The outta-the-ballpark pasta dish for this palate was the spaghetti with sauteed prawns, artichoke, mint, arugula and lemon.  These flavors are all pretty heavy hitters; the bitterness of arugula can be a delicate player to dance with.  But oh joy! The dish was excellent.  The housemade spaghetti couldn’t have been more toothsome; the marriage of the mint and arugula was a raging success, made all the more piquant by the high notes of lemon and buttery umami of artichoke heart.  Balancing it all to a tee was the sweet, meaty prawn, with detectable notes of white wine and cooked to precisely the right moment.  It’s one of those dishes this reporter tastes and thinks “I will never replicate this at home, damnit.”

Appetizers were also good.  Kumamoto oysters with plum tomato and horseradish sauce; if you like oysters, you’ll be very pleased.  I do, so I was.  A poached egg on toasted brioche with anchovy and lemon-parsley gremolata was creamy-cream creamy.  I always applaud a poached egg appetizer accurately done, because it’s just a matter of seconds until the egg is an epic fail.

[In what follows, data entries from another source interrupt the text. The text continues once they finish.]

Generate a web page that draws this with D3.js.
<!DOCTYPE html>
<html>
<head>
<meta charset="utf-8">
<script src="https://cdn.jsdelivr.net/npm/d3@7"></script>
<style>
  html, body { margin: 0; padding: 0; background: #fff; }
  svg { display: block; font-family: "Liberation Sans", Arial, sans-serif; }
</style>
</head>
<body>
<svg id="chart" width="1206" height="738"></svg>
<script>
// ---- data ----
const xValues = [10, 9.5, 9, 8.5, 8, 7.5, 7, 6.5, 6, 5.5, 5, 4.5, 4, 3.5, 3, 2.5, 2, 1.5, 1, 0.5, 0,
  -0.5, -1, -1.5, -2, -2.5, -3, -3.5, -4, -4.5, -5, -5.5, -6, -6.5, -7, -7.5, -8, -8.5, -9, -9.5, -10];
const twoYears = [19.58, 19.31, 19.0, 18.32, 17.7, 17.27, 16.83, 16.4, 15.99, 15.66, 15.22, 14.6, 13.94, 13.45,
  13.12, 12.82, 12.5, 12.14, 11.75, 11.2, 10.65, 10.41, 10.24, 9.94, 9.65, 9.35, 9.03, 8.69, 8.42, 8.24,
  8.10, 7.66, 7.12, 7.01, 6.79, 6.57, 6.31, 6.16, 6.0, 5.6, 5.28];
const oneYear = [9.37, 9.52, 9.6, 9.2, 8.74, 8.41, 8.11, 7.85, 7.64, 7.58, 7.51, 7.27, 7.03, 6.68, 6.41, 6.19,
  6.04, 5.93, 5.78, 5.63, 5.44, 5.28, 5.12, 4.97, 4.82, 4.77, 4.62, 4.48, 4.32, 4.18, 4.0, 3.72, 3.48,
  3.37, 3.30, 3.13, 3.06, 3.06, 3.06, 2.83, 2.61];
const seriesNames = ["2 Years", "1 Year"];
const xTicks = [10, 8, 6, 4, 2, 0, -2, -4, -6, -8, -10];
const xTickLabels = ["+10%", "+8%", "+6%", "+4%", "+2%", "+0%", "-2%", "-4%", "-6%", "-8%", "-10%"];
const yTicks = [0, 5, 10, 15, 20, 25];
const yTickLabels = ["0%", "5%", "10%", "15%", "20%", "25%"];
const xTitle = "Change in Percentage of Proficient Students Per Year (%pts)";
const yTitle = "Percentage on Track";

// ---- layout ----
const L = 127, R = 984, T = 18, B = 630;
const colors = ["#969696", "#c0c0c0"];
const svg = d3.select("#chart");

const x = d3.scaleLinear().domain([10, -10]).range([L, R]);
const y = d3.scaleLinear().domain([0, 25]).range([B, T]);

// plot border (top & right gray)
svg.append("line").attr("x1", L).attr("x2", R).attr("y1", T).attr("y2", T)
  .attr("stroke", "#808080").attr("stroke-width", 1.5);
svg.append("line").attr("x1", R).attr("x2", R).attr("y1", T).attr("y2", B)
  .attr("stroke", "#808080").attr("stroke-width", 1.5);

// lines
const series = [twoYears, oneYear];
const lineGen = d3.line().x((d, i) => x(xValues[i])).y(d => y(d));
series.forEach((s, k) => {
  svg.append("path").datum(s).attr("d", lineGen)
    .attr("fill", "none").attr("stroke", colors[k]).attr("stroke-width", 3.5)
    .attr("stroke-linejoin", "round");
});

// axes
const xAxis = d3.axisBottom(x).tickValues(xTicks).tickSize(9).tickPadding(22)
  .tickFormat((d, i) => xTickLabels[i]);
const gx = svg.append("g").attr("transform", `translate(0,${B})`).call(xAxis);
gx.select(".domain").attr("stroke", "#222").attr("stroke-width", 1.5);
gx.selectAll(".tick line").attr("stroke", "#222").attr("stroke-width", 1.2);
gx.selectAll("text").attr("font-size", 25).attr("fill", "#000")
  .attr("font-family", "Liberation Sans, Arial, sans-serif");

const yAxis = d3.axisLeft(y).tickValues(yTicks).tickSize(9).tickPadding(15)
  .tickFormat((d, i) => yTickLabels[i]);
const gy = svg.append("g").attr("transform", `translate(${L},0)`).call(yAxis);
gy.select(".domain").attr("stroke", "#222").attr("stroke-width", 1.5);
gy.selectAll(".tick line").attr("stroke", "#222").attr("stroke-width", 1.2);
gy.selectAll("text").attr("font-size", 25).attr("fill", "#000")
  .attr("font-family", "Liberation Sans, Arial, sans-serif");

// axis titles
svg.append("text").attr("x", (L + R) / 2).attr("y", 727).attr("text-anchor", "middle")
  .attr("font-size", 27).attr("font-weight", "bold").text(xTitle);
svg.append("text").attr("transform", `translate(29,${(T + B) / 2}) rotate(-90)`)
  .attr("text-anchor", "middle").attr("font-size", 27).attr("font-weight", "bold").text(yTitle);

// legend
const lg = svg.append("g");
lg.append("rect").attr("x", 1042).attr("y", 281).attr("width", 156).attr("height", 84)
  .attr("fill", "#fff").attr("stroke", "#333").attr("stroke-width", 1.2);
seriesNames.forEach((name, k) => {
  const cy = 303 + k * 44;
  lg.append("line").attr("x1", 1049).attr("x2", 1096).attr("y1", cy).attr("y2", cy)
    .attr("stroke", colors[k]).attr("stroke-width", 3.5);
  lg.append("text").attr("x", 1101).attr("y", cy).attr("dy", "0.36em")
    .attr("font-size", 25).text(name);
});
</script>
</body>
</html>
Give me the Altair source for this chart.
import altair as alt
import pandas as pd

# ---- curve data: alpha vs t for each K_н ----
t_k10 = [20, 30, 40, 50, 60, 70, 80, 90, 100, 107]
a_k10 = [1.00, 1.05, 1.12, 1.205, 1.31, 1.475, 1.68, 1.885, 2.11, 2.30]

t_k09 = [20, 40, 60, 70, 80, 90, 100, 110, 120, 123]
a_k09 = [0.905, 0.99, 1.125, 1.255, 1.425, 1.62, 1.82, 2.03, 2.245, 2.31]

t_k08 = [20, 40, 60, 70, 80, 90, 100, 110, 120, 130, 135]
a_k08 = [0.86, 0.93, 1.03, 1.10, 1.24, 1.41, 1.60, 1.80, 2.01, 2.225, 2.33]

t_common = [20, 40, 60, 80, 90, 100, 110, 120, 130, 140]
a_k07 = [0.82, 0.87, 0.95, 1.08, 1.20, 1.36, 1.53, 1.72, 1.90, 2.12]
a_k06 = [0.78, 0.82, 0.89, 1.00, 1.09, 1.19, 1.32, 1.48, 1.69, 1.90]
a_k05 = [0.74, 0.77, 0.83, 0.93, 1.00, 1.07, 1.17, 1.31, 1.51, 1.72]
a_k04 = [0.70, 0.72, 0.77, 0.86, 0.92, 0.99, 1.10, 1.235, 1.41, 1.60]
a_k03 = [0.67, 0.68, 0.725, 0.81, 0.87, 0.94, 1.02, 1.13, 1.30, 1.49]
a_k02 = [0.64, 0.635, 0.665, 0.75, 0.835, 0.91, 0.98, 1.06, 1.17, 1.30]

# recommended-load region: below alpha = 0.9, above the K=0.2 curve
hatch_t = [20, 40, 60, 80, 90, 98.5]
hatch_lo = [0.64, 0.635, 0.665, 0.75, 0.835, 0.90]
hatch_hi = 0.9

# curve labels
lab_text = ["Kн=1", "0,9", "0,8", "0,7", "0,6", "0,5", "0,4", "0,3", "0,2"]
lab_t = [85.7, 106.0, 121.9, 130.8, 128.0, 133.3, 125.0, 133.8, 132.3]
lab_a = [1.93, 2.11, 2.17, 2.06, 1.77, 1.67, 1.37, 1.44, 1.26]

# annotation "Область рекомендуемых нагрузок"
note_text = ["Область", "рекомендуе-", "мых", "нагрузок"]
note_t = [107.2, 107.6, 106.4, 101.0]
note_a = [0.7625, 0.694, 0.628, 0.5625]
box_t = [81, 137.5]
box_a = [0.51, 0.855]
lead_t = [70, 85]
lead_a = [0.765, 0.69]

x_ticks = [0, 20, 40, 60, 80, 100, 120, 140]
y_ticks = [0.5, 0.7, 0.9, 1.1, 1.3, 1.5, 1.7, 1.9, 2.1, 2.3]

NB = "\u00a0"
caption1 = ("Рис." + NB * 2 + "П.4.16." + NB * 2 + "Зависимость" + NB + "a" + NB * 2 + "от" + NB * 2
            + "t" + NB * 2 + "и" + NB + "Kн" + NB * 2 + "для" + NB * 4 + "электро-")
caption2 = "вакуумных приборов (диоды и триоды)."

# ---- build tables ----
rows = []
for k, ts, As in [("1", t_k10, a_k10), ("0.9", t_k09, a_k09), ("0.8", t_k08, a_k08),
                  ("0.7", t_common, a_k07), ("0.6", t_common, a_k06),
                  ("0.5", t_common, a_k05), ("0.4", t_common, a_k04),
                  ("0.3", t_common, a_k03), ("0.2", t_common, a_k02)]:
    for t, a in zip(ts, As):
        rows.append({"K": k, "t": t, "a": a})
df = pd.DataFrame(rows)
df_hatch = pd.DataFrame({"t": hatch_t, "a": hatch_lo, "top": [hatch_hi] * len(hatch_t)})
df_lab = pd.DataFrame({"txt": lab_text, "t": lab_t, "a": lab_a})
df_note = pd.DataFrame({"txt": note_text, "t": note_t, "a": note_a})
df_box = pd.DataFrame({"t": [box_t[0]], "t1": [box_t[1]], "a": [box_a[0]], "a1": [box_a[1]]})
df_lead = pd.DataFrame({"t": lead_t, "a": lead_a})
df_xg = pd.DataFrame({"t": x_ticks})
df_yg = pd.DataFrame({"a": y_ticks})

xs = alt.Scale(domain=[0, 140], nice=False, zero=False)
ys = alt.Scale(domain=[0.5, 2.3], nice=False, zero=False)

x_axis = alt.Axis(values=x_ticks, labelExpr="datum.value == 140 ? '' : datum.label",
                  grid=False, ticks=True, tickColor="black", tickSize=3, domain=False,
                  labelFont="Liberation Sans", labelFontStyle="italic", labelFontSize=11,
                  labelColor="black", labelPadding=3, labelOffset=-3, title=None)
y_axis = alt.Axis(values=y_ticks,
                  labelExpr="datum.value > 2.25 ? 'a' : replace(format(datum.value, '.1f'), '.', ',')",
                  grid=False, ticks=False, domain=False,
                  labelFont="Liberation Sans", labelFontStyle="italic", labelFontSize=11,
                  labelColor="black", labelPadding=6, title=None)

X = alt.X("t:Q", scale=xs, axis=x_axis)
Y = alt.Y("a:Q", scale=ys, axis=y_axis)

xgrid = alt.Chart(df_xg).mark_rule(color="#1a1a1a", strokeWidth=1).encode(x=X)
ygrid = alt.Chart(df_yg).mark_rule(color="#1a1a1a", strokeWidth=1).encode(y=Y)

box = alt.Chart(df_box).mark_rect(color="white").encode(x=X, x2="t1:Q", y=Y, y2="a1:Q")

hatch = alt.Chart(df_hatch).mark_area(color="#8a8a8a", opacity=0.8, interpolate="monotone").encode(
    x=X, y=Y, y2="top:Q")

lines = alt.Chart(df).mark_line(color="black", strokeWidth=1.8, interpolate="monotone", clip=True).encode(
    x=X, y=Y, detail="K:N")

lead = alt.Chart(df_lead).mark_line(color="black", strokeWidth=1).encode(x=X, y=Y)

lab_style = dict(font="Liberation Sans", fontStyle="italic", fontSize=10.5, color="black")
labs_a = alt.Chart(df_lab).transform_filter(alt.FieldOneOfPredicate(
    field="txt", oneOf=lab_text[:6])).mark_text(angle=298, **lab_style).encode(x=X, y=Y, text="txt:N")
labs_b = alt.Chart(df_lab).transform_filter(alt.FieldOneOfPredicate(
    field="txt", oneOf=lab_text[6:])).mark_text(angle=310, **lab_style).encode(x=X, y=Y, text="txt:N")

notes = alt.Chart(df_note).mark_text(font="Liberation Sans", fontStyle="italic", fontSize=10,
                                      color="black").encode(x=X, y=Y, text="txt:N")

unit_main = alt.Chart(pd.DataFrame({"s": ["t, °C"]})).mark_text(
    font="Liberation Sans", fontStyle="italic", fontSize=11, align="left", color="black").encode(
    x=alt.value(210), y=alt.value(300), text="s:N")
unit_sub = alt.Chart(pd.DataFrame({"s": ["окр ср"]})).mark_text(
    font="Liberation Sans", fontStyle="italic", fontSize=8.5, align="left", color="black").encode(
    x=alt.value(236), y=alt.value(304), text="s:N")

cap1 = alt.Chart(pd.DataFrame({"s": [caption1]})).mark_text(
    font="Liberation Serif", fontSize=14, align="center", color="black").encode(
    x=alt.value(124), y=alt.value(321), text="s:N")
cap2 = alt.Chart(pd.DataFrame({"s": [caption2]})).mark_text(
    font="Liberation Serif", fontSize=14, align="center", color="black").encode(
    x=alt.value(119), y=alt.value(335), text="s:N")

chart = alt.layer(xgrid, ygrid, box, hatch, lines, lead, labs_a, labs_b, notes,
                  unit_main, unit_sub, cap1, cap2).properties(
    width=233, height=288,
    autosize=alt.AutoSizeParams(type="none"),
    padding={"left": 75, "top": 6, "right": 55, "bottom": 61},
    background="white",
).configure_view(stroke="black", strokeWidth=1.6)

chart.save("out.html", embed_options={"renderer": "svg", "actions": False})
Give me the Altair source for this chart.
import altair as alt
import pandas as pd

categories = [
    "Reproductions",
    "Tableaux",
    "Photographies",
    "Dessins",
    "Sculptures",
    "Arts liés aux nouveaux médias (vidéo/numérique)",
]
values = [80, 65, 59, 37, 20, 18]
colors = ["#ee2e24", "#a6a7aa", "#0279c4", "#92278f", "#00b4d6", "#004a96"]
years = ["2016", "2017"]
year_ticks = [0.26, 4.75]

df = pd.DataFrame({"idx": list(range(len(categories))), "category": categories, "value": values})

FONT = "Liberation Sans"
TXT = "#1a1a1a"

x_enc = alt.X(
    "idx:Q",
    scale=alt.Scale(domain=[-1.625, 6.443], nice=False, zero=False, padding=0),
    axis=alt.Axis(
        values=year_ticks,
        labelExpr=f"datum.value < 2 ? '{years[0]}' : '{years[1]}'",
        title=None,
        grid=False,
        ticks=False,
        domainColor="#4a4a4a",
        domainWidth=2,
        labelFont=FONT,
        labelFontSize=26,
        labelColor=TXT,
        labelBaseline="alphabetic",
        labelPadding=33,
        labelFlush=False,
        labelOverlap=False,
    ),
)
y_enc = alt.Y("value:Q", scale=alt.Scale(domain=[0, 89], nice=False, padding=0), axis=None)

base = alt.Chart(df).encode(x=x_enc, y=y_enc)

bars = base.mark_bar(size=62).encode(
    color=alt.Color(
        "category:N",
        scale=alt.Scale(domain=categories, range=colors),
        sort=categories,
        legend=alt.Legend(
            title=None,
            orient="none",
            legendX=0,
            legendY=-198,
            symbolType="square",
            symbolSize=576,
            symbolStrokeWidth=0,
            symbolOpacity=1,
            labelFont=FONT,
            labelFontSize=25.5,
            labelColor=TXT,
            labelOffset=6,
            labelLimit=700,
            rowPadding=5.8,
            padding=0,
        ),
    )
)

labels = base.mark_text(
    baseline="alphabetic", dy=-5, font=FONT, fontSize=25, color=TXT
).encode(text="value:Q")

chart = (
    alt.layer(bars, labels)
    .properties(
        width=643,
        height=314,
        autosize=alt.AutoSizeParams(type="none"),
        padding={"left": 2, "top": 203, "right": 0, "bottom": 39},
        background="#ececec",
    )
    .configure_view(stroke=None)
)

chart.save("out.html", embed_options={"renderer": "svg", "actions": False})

The baby kale salad was shockingly tender; one wonders 2what torture the child kale is put through to effect such velvety lightness.  No cud chewing here.

The heart sinks when the mountain of tough-as-nails grown-up kale looming in the crisper at home is recalled.

With five other pasta dishes as yet untasted, I look forward to lunch here.  The portions are fashionably reasonable, the chef has an admirably deft hand, the combinations were both traditional and innovative and the pasta was, as advertised, fresh.